The trip from the airport to Habana reminded me of other places: Pristina, Hoi An 5 years ago, Luang Prabang, Tirana, places under development where drivers are sometimes crazy, roads are a little worn in places (and this is by no means some western superiority thing, one of the main roads on my drive home from work has a tendency to resemble swiss cheese when it rains, and don’t get me started on Perth drivers), theres a mix of run down buildings by the roadside as well as patches of countryside, and that feeling of never being sure where the main city actually starts. I’m sure others have described this much better.
It wouldn’t be a blog post about Habana without mentioning old cars: Habana has a lot of old cars. I’ll talk more about this once I’ve been in one.

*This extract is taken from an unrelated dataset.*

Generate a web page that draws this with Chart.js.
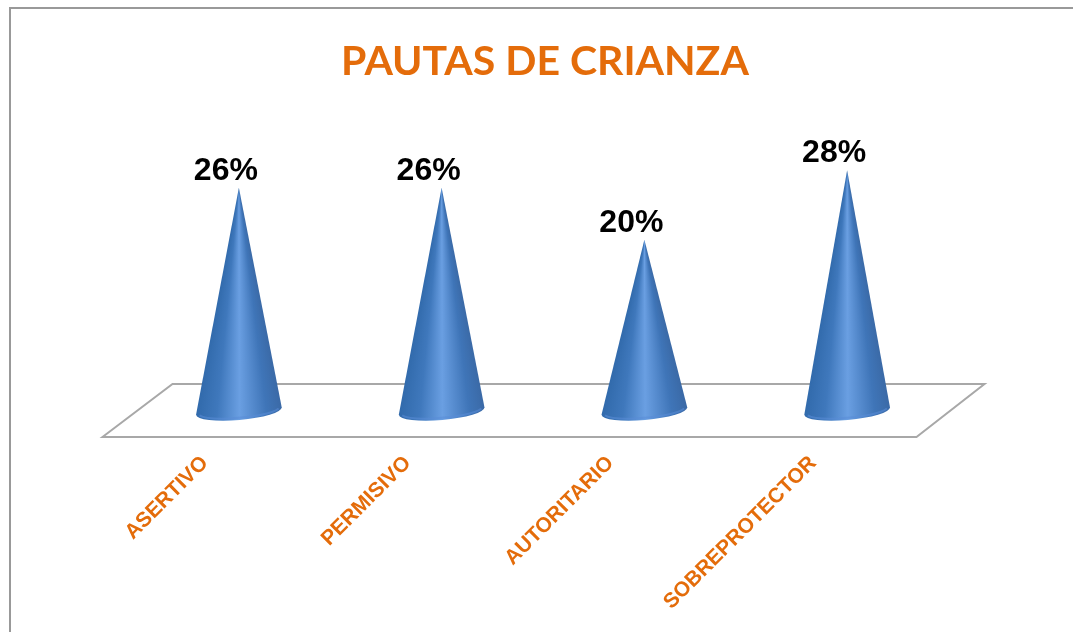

We had to walk a block to get to the Casa due to road works, the streets are a little rough but there are a lot of works going on because in November, Habana has its 500th birthday. Cinco hundred years since the Spanish decided to put up an outpost and do its colonial thing.
Introduced to the owner/manager, I was quickly shown all the amenities of the three room, ground floor accommodation we’ll be staying in for 3 nights. A room with a single and a double bed and fridge, a small lounge kitchenette, and a bathroom toilet. All the essentials, and enough slow-rotating ceiling fans for a Ridley Scott movie. There’s airconditioning, too.
Unpacked, I did my usual: walk further than I expected to, get myself lost, sweat a lot, and then find my way back. The older part of Habana is mostly a grid, except where it isn’t, and while the maps make it look a little maze like, there are enough big straight roads. Most roads are straight, so where the grid fails it’s because there’s a big rectangular building in the way.
I can feel that this post is dragging, getting bogged down in little things, so I’ll try to move some stuff I was going to talk about to future posts: stuff about Cuba’s double currency, the tourist/local divide, and the socioeconomic stuff in general.
Walked out, I found a restaurant bar overlooking the Plaza Vieja, where it was time for a mojito and tapas. I went with the tuna croquettes, pretty tasty and a good companion to the sugary minty rummy goodness of the mojito. Then it was back to the casa for L’s expected arrival (which, true to Cuban arrival time, was about una hora y media late) before we went back to the same tapas bar for dinner. L had the tropical chicken, which was a chicken breast, covered in ham and cheese and pineapple, while I had the beef, done in a fashion similar to stir-fry. Both were very good, though I wasn’t expecting mine to be as Chinese inspired.